[Job]:
Quote all of the data exactly as given. Skip every picture it contains.

[Material provided]:
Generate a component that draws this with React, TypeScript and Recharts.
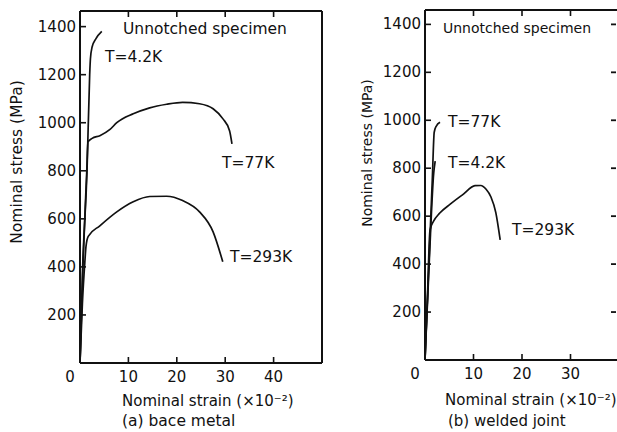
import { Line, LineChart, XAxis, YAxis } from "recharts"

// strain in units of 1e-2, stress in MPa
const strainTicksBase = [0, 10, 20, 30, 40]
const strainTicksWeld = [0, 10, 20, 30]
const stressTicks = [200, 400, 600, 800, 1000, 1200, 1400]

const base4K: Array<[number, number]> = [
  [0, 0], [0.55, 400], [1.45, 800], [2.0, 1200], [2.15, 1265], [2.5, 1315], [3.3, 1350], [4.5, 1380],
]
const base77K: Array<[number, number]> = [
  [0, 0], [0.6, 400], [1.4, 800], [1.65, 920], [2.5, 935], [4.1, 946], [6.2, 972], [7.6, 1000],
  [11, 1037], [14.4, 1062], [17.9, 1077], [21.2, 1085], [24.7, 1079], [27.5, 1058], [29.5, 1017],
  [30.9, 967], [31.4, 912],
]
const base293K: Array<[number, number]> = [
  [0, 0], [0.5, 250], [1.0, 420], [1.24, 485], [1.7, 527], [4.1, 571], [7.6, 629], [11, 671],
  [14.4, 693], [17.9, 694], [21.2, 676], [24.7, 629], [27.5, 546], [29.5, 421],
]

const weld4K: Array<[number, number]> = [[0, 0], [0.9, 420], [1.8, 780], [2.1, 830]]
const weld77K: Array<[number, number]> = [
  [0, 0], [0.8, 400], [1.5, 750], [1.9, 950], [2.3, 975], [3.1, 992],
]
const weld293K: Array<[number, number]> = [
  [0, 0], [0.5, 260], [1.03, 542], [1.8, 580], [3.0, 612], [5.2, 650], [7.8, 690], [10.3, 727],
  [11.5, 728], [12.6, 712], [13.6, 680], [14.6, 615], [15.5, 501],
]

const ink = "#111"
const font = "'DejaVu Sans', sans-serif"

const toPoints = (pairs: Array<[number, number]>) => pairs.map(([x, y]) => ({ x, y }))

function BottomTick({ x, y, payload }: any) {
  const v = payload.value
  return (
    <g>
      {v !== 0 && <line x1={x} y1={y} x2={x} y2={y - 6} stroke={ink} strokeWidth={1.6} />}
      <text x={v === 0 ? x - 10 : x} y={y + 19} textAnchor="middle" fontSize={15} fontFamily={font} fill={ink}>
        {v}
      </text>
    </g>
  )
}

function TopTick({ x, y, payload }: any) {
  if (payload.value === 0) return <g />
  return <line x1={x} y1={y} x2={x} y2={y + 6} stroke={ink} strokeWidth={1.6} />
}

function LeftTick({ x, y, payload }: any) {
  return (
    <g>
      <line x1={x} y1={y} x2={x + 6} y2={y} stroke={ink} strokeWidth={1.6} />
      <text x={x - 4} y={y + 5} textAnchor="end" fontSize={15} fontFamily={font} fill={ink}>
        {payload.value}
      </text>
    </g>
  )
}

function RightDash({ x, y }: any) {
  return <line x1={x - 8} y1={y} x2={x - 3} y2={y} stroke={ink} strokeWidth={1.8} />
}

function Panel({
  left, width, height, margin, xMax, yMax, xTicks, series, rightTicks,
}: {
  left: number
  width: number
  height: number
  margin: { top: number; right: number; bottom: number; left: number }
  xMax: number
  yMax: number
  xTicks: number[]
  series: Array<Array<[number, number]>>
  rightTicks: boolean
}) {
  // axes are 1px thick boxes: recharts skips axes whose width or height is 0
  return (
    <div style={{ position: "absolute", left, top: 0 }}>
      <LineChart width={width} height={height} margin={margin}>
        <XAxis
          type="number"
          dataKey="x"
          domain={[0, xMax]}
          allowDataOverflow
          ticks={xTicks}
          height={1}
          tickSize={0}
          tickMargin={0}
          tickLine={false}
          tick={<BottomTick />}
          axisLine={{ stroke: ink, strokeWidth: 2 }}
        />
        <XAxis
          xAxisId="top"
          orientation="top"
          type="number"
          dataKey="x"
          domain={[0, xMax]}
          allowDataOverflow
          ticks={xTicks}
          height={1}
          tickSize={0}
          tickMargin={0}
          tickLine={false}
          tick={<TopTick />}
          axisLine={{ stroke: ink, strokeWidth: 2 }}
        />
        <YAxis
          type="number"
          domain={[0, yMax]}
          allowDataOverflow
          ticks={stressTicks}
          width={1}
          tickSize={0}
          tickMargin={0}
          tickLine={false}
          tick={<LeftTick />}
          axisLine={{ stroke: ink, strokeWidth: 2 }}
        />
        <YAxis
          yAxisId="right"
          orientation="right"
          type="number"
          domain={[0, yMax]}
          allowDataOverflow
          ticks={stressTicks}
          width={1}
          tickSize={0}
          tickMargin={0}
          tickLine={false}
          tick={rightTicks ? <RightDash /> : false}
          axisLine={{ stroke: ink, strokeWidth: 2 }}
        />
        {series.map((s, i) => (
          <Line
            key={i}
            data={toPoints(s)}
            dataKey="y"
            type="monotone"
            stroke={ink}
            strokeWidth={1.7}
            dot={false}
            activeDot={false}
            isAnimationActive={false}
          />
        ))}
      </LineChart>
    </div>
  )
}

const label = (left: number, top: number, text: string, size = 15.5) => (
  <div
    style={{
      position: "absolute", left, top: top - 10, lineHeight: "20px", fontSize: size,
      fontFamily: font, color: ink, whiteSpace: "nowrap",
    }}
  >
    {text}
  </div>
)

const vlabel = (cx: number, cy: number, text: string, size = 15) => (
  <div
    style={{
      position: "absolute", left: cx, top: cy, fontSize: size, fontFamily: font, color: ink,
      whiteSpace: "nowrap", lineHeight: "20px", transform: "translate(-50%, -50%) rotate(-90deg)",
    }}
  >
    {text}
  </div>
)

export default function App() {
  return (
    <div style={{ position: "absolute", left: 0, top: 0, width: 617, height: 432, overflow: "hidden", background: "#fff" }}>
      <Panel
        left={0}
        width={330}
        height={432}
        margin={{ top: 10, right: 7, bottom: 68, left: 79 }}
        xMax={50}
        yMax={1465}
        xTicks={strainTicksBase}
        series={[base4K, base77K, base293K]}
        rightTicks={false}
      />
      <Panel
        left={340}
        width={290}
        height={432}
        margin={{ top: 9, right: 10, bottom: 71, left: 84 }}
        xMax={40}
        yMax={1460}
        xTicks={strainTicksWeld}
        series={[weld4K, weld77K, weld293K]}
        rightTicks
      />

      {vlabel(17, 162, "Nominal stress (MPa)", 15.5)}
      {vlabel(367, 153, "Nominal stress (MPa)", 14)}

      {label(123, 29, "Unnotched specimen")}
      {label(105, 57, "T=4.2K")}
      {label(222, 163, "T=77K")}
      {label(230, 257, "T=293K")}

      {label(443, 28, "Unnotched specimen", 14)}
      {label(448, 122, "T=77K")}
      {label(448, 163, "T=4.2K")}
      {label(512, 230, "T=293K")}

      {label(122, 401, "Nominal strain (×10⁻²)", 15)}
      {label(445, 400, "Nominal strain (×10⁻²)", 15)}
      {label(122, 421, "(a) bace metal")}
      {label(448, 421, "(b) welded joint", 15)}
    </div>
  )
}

[Solution to this problem]:
Generate a component that draws this with React, TypeScript and Recharts.
import { Line, LineChart, XAxis, YAxis } from "recharts"

// strain in units of 1e-2, stress in MPa
const strainTicksBase = [0, 10, 20, 30, 40]
const strainTicksWeld = [0, 10, 20, 30]
const stressTicks = [200, 400, 600, 800, 1000, 1200, 1400]

const base4K: Array<[number, number]> = [
  [0, 0], [0.55, 400], [1.45, 800], [2.0, 1200], [2.15, 1265], [2.5, 1315], [3.3, 1350], [4.5, 1380],
]
const base77K: Array<[number, number]> = [
  [0, 0], [0.6, 400], [1.4, 800], [1.65, 920], [2.5, 935], [4.1, 946], [6.2, 972], [7.6, 1000],
  [11, 1037], [14.4, 1062], [17.9, 1077], [21.2, 1085], [24.7, 1079], [27.5, 1058], [29.5, 1017],
  [30.9, 967], [31.4, 912],
]
const base293K: Array<[number, number]> = [
  [0, 0], [0.5, 250], [1.0, 420], [1.24, 485], [1.7, 527], [4.1, 571], [7.6, 629], [11, 671],
  [14.4, 693], [17.9, 694], [21.2, 676], [24.7, 629], [27.5, 546], [29.5, 421],
]

const weld4K: Array<[number, number]> = [[0, 0], [0.9, 420], [1.8, 780], [2.1, 830]]
const weld77K: Array<[number, number]> = [
  [0, 0], [0.8, 400], [1.5, 750], [1.9, 950], [2.3, 975], [3.1, 992],
]
const weld293K: Array<[number, number]> = [
  [0, 0], [0.5, 260], [1.03, 542], [1.8, 580], [3.0, 612], [5.2, 650], [7.8, 690], [10.3, 727],
  [11.5, 728], [12.6, 712], [13.6, 680], [14.6, 615], [15.5, 501],
]

const ink = "#111"
const font = "'DejaVu Sans', sans-serif"

const toPoints = (pairs: Array<[number, number]>) => pairs.map(([x, y]) => ({ x, y }))

function BottomTick({ x, y, payload }: any) {
  const v = payload.value
  return (
    <g>
      {v !== 0 && <line x1={x} y1={y} x2={x} y2={y - 6} stroke={ink} strokeWidth={1.6} />}
      <text x={v === 0 ? x - 10 : x} y={y + 19} textAnchor="middle" fontSize={15} fontFamily={font} fill={ink}>
        {v}
      </text>
    </g>
  )
}

function TopTick({ x, y, payload }: any) {
  if (payload.value === 0) return <g />
  return <line x1={x} y1={y} x2={x} y2={y + 6} stroke={ink} strokeWidth={1.6} />
}

function LeftTick({ x, y, payload }: any) {
  return (
    <g>
      <line x1={x} y1={y} x2={x + 6} y2={y} stroke={ink} strokeWidth={1.6} />
      <text x={x - 4} y={y + 5} textAnchor="end" fontSize={15} fontFamily={font} fill={ink}>
        {payload.value}
      </text>
    </g>
  )
}

function RightDash({ x, y }: any) {
  return <line x1={x - 8} y1={y} x2={x - 3} y2={y} stroke={ink} strokeWidth={1.8} />
}

function Panel({
  left, width, height, margin, xMax, yMax, xTicks, series, rightTicks,
}: {
  left: number
  width: number
  height: number
  margin: { top: number; right: number; bottom: number; left: number }
  xMax: number
  yMax: number
  xTicks: number[]
  series: Array<Array<[number, number]>>
  rightTicks: boolean
}) {
  // axes are 1px thick boxes: recharts skips axes whose width or height is 0
  return (
    <div style={{ position: "absolute", left, top: 0 }}>
      <LineChart width={width} height={height} margin={margin}>
        <XAxis
          type="number"
          dataKey="x"
          domain={[0, xMax]}
          allowDataOverflow
          ticks={xTicks}
          height={1}
          tickSize={0}
          tickMargin={0}
          tickLine={false}
          tick={<BottomTick />}
          axisLine={{ stroke: ink, strokeWidth: 2 }}
        />
        <XAxis
          xAxisId="top"
          orientation="top"
          type="number"
          dataKey="x"
          domain={[0, xMax]}
          allowDataOverflow
          ticks={xTicks}
          height={1}
          tickSize={0}
          tickMargin={0}
          tickLine={false}
          tick={<TopTick />}
          axisLine={{ stroke: ink, strokeWidth: 2 }}
        />
        <YAxis
          type="number"
          domain={[0, yMax]}
          allowDataOverflow
          ticks={stressTicks}
          width={1}
          tickSize={0}
          tickMargin={0}
          tickLine={false}
          tick={<LeftTick />}
          axisLine={{ stroke: ink, strokeWidth: 2 }}
        />
        <YAxis
          yAxisId="right"
          orientation="right"
          type="number"
          domain={[0, yMax]}
          allowDataOverflow
          ticks={stressTicks}
          width={1}
          tickSize={0}
          tickMargin={0}
          tickLine={false}
          tick={rightTicks ? <RightDash /> : false}
          axisLine={{ stroke: ink, strokeWidth: 2 }}
        />
        {series.map((s, i) => (
          <Line
            key={i}
            data={toPoints(s)}
            dataKey="y"
            type="monotone"
            stroke={ink}
            strokeWidth={1.7}
            dot={false}
            activeDot={false}
            isAnimationActive={false}
          />
        ))}
      </LineChart>
    </div>
  )
}

const label = (left: number, top: number, text: string, size = 15.5) => (
  <div
    style={{
      position: "absolute", left, top: top - 10, lineHeight: "20px", fontSize: size,
      fontFamily: font, color: ink, whiteSpace: "nowrap",
    }}
  >
    {text}
  </div>
)

const vlabel = (cx: number, cy: number, text: string, size = 15) => (
  <div
    style={{
      position: "absolute", left: cx, top: cy, fontSize: size, fontFamily: font, color: ink,
      whiteSpace: "nowrap", lineHeight: "20px", transform: "translate(-50%, -50%) rotate(-90deg)",
    }}
  >
    {text}
  </div>
)

export default function App() {
  return (
    <div style={{ position: "absolute", left: 0, top: 0, width: 617, height: 432, overflow: "hidden", background: "#fff" }}>
      <Panel
        left={0}
        width={330}
        height={432}
        margin={{ top: 10, right: 7, bottom: 68, left: 79 }}
        xMax={50}
        yMax={1465}
        xTicks={strainTicksBase}
        series={[base4K, base77K, base293K]}
        rightTicks={false}
      />
      <Panel
        left={340}
        width={290}
        height={432}
        margin={{ top: 9, right: 10, bottom: 71, left: 84 }}
        xMax={40}
        yMax={1460}
        xTicks={strainTicksWeld}
        series={[weld4K, weld77K, weld293K]}
        rightTicks
      />

      {vlabel(17, 162, "Nominal stress (MPa)", 15.5)}
      {vlabel(367, 153, "Nominal stress (MPa)", 14)}

      {label(123, 29, "Unnotched specimen")}
      {label(105, 57, "T=4.2K")}
      {label(222, 163, "T=77K")}
      {label(230, 257, "T=293K")}

      {label(443, 28, "Unnotched specimen", 14)}
      {label(448, 122, "T=77K")}
      {label(448, 163, "T=4.2K")}
      {label(512, 230, "T=293K")}

      {label(122, 401, "Nominal strain (×10⁻²)", 15)}
      {label(445, 400, "Nominal strain (×10⁻²)", 15)}
      {label(122, 421, "(a) bace metal")}
      {label(448, 421, "(b) welded joint", 15)}
    </div>
  )
}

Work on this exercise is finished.